Continuous Regression

Welcome to the Continuous Regression framework site!

This site intends to gather all work done up to date about Continuous Regression. Continuous Regression brings a Functional Regression framework to the imaging domain, by solving the typically-used Least-Squares problem over a continuous set of target dimensions. It was first sparked by Fernando De la Torre, with whom I brought the Levin and Sashua [ECCV2002] framework to present the Continuous Regression over i.i.d. non-rigid shape parameters. Our work was successfully presented at ECCV2012.

However, a single FR extension was assuming that a uniform distribution was being used. One may argue that, as long as all infinite samples are being taken, the way they’re taken is not a big deal. However, such assumption implies that the space of target variables is uncorrelated. This means that discrete sampling would have been done by assuming that target dimensions are i.i.d., which is not always the case.

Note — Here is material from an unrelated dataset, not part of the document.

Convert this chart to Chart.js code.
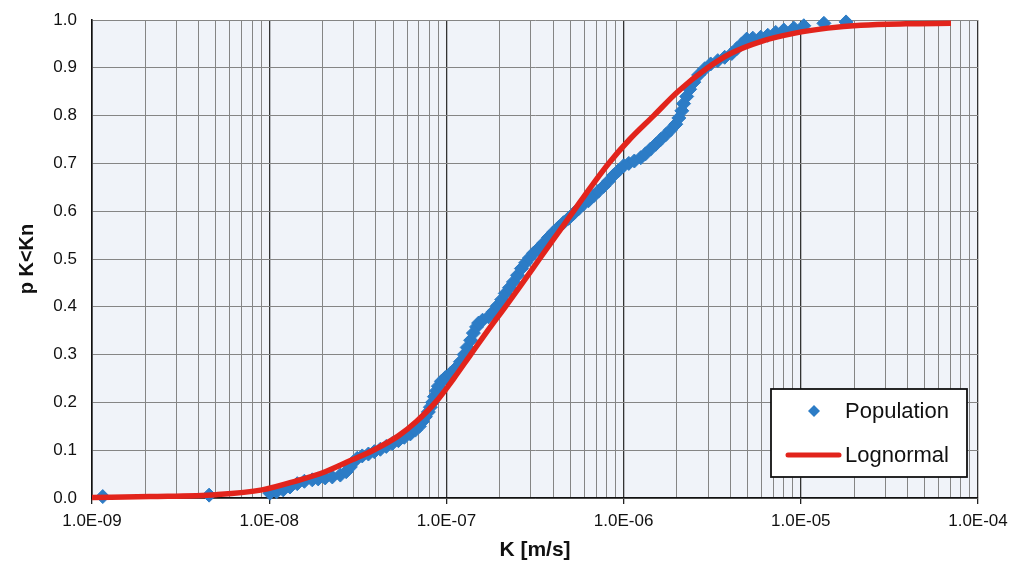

In order to overcome such problem, I proposed a fully mathematical derivation, that includes a data term, which accounts for how samples are supposed to be taken. This term helps correlate the target dimensions. This way, and thanks to the great help of Brais Martinez, Yorgos Tzimiropoulos, and Michel Valstar, we could bring a real-time incremental face tracking algorithm, built completely upon a novel framework for Continuous Regression!